Yigal. Should we assume, on the pain side, that RASP—well, I think that what we've shown with reproxalap, at least topically applied to the eye, that if we're able to bind RASP, which is presumably what reproxalap is doing, we can very acutely modulate symptoms, including discomfort. So in dry eye, the symptoms have been dryness, burning, stinging, grittiness, and discomfort. And we've even measured pain in the past. And all of those seem to go the same direction. Presumably, that's because reproxalap is binding RASP, is pulling RASP off of the TRP receptors, and patients feel better acutely. I just want to say, there is an equilibrium between free RASP that is RASP just floating around and bound RASP. So what RASP modulators do is they bind free RASP.

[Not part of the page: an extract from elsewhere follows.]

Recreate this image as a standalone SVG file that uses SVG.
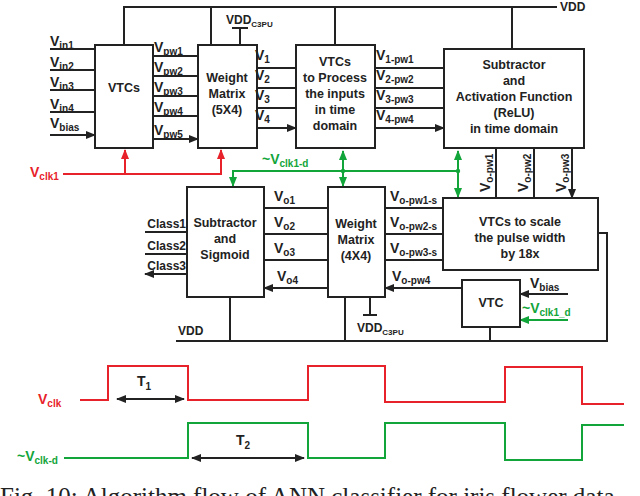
<svg xmlns="http://www.w3.org/2000/svg" width="640" height="496" viewBox="0 0 640 496">
<defs>
<marker id="ak" markerWidth="10" markerHeight="8" refX="9" refY="4" orient="auto" markerUnits="userSpaceOnUse"><path d="M0,0 L10,4 L0,8 Z" fill="#222"/></marker>
<marker id="ar" markerWidth="10" markerHeight="8" refX="9" refY="4" orient="auto" markerUnits="userSpaceOnUse"><path d="M0,0 L10,4 L0,8 Z" fill="#e8222a"/></marker>
<marker id="ag" markerWidth="10" markerHeight="8" refX="9" refY="4" orient="auto" markerUnits="userSpaceOnUse"><path d="M0,0 L10,4 L0,8 Z" fill="#12a53a"/></marker>
<marker id="agS" markerWidth="10" markerHeight="8" refX="1" refY="4" orient="auto" markerUnits="userSpaceOnUse"><path d="M10,0 L0,4 L10,8 Z" fill="#12a53a"/></marker>
<marker id="akS" markerWidth="10" markerHeight="8" refX="1" refY="4" orient="auto" markerUnits="userSpaceOnUse"><path d="M10,0 L0,4 L10,8 Z" fill="#222"/></marker>
</defs>
<style>
text{font-family:"Liberation Sans",Arial,sans-serif;font-weight:bold;fill:#222}
.b{fill:#fff;stroke:#222;stroke-width:2}
.t{font-size:12.5px;text-anchor:middle}
.l{font-size:14px}
.s{font-size:10px}
.k{stroke:#222;stroke-width:2;fill:none}
.a{stroke:#222;stroke-width:2;fill:none;marker-end:url(#ak)}
.r{stroke:#e8222a;stroke-width:2;fill:none}
.g{stroke:#12a53a;stroke-width:2;fill:none}
.red{fill:#e8222a}
.grn{fill:#12a53a}
</style>
<g id="connectors">
<path class="k" d="M124,45V7H557M211,45V7M335,45V7M512,49V7"/>
<path class="k" d="M240,45V28M232,28H248"/>
<path class="a" d="M50,49H95M50,70H95M50,90H95M50,112H95M50,135H95"/>
<path class="a" d="M153,56H198M153,76H198M153,96H198M153,116H198M153,139H198"/>
<path class="a" d="M257,68H296M257,88H296M257,108H296M257,128H296"/>
<path class="a" d="M375,68H444M375,88H444M375,108H444M375,128H444"/>
<path class="a" d="M496,148V198M534,148V198M572,148V198"/>
<path class="r" d="M63,174H221V150M125,174V150" />
<path d="M221,158V150" stroke="#e8222a" stroke-width="2" marker-end="url(#ar)"/>
<path d="M125,158V150" stroke="#e8222a" stroke-width="2" marker-end="url(#ar)"/>
<path class="g" d="M458,171H233V186" marker-end="url(#ag)"/>
<path class="g" d="M343,151V186" marker-start="url(#agS)" marker-end="url(#ag)"/>
<path class="g" d="M458,151V197" marker-start="url(#agS)" marker-end="url(#ag)"/>
<circle cx="343" cy="171" r="2.2" fill="#12a53a"/><circle cx="458" cy="171" r="2.2" fill="#12a53a"/>
<path class="a" d="M328,208H264M328,234H264M328,260H264M328,288H264"/>
<path class="a" d="M443,208H385M443,234H385M443,260H385M462,288H385"/>
<path class="a" d="M187,232H145M187,254H145M187,274H145"/>
<path class="a" d="M568,294H520"/>
<path class="g" d="M568,320H520" marker-end="url(#ag)"/>
<path class="k" d="M176,341H607V233H598M230,297V341M345,297V341M490,327V341"/>
<path class="k" d="M370,297V315M363,315H377"/>
</g>
<g id="vtcs"><rect class="b" x="95" y="45" width="58" height="103"/><text class="t" x="124" y="92">VTCs</text></g>
<g id="wm54"><rect class="b" x="198" y="45" width="59" height="103"/><text class="t" x="227" y="82">Weight</text><text class="t" x="227" y="98">Matrix</text><text class="t" x="227" y="114">(5X4)</text></g>
<g id="vtcs2"><rect class="b" x="296" y="45" width="79" height="103"/><text class="t" x="335" y="66">VTCs</text><text class="t" x="335" y="82">to Process</text><text class="t" x="335" y="98">the inputs</text><text class="t" x="335" y="114">in time</text><text class="t" x="335" y="130">domain</text></g>
<g id="relu"><rect class="b" x="444" y="49" width="140" height="99"/><text class="t" x="514" y="69">Subtractor</text><text class="t" x="514" y="85">and</text><text class="t" x="514" y="101">Activation Function</text><text class="t" x="514" y="117">(ReLU)</text><text class="t" x="514" y="133">in time domain</text></g>
<g id="sigmoid"><rect class="b" x="187" y="187" width="77" height="110"/><text class="t" x="225" y="227">Subtractor</text><text class="t" x="225" y="243">and</text><text class="t" x="225" y="259">Sigmoid</text></g>
<g id="wm44"><rect class="b" x="328" y="187" width="57" height="110"/><text class="t" x="356" y="228">Weight</text><text class="t" x="356" y="244">Matrix</text><text class="t" x="356" y="260">(4X4)</text></g>
<g id="scale"><rect class="b" x="443" y="198" width="155" height="72"/><text class="t" x="520" y="226">VTCs to scale</text><text class="t" x="520" y="242">the pulse width</text><text class="t" x="520" y="258">by 18x</text></g>
<g id="vtc"><rect class="b" x="462" y="280" width="58" height="47"/><text class="t" x="491" y="307">VTC</text></g>
<g id="labels">
<text class="l" x="50" y="46">V<tspan class="s" dy="3">in1</tspan></text>
<text class="l" x="50" y="67">V<tspan class="s" dy="3">in2</tspan></text>
<text class="l" x="50" y="87">V<tspan class="s" dy="3">in3</tspan></text>
<text class="l" x="50" y="109">V<tspan class="s" dy="3">in4</tspan></text>
<text class="l" x="50" y="128">V<tspan class="s" dy="3">bias</tspan></text>
<text class="l" x="154" y="52">V<tspan class="s" dy="3">pw1</tspan></text>
<text class="l" x="154" y="72">V<tspan class="s" dy="3">pw2</tspan></text>
<text class="l" x="154" y="92">V<tspan class="s" dy="3">pw3</tspan></text>
<text class="l" x="154" y="112">V<tspan class="s" dy="3">pw4</tspan></text>
<text class="l" x="154" y="135">V<tspan class="s" dy="3">pw5</tspan></text>
<text class="l" x="255" y="60">V<tspan class="s" dy="3">1</tspan></text>
<text class="l" x="255" y="80">V<tspan class="s" dy="3">2</tspan></text>
<text class="l" x="255" y="100">V<tspan class="s" dy="3">3</tspan></text>
<text class="l" x="255" y="120">V<tspan class="s" dy="3">4</tspan></text>
<text class="l" x="376" y="60">V<tspan class="s" dy="3">1-pw1</tspan></text>
<text class="l" x="376" y="80">V<tspan class="s" dy="3">2-pw2</tspan></text>
<text class="l" x="376" y="100">V<tspan class="s" dy="3">3-pw3</tspan></text>
<text class="l" x="376" y="120">V<tspan class="s" dy="3">4-pw4</tspan></text>
<text class="l" x="226" y="24" style="font-size:12px">VDD<tspan class="s" dy="3" style="font-size:8px">C3PU</tspan></text>
<text class="l" x="560" y="11" style="font-size:12px">VDD</text>
<text class="l red" x="30" y="177">V<tspan class="s red" dy="3">clk1</tspan></text>
<text class="l grn" x="262" y="164">~V<tspan class="s grn" dy="3">clk1-d</tspan></text>
<g transform="translate(490,192) rotate(-90)"><text class="l">V<tspan class="s" dy="3">o-pw1</tspan></text></g>
<g transform="translate(528,192) rotate(-90)"><text class="l">V<tspan class="s" dy="3">o-pw2</tspan></text></g>
<g transform="translate(566,192) rotate(-90)"><text class="l">V<tspan class="s" dy="3">o-pw3</tspan></text></g>
<text class="l" x="274" y="201">V<tspan class="s" dy="3">o1</tspan></text>
<text class="l" x="274" y="227">V<tspan class="s" dy="3">o2</tspan></text>
<text class="l" x="274" y="253">V<tspan class="s" dy="3">o3</tspan></text>
<text class="l" x="277" y="281">V<tspan class="s" dy="3">o4</tspan></text>
<text class="l" x="390" y="201">V<tspan class="s" dy="3">o-pw1-s</tspan></text>
<text class="l" x="390" y="227">V<tspan class="s" dy="3">o-pw2-s</tspan></text>
<text class="l" x="390" y="253">V<tspan class="s" dy="3">o-pw3-s</tspan></text>
<text class="l" x="392" y="281">V<tspan class="s" dy="3">o-pw4</tspan></text>
<text x="186" y="228" style="font-size:12px;text-anchor:end">Class1</text>
<text x="186" y="250" style="font-size:12px;text-anchor:end">Class2</text>
<text x="186" y="270" style="font-size:12px;text-anchor:end">Class3</text>
<text class="l" x="530" y="288">V<tspan class="s" dy="3">bias</tspan></text>
<text class="l grn" x="522" y="313">~V<tspan class="s grn" dy="3">clk1_d</tspan></text>
<text x="178" y="335" style="font-size:12px">VDD</text>
<text x="357" y="332" style="font-size:12px">VDD<tspan dy="3" style="font-size:8px">C3PU</tspan></text>
</g>
<g id="waveforms">
<path class="r" stroke-width="2.5" d="M80,400H108V366H188V400H308V366H385V402H505V367H582V404H624"/>
<path class="g" stroke-width="2.5" d="M64,458H188V423H308V458H385V423H505V460H582V425H624"/>
<path d="M117,399H184" stroke="#222" stroke-width="2" marker-start="url(#akS)" marker-end="url(#ak)"/>
<path d="M192,458H304" stroke="#222" stroke-width="2" marker-start="url(#akS)" marker-end="url(#ak)"/>
<text class="l" x="137" y="386">T<tspan class="s" dy="4">1</tspan></text>
<text class="l" x="236" y="445">T<tspan class="s" dy="4">2</tspan></text>
<text class="l red" x="38" y="404">V<tspan class="s red" dy="3">clk</tspan></text>
<text class="l grn" x="17" y="461">~V<tspan class="s grn" dy="3">clk-d</tspan></text>
</g>
<text x="0" y="505" style="font-family:'Liberation Serif',serif;font-weight:normal;font-size:25px">Fig. 10: Algorithm flow of ANN classifier for iris flower data</text>
</svg>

But because there's this equilibrium there, if you lower the free compartment, more bound RASP has to come off into the free. And so thereby, you're modulating protein structure function acutely. I'm not sure that acute pain is the best of markets. I think a better market might be chronic pain. I think we're generally pretty good at treating pain acutely, even with opioids or narcotics. Obviously, that approach couldn't be used for chronic pain. Therefore, I think the market we would focus on, for the reasons that I mentioned in response to Yigal's question, is more chronic inflammatory pain such as osteo.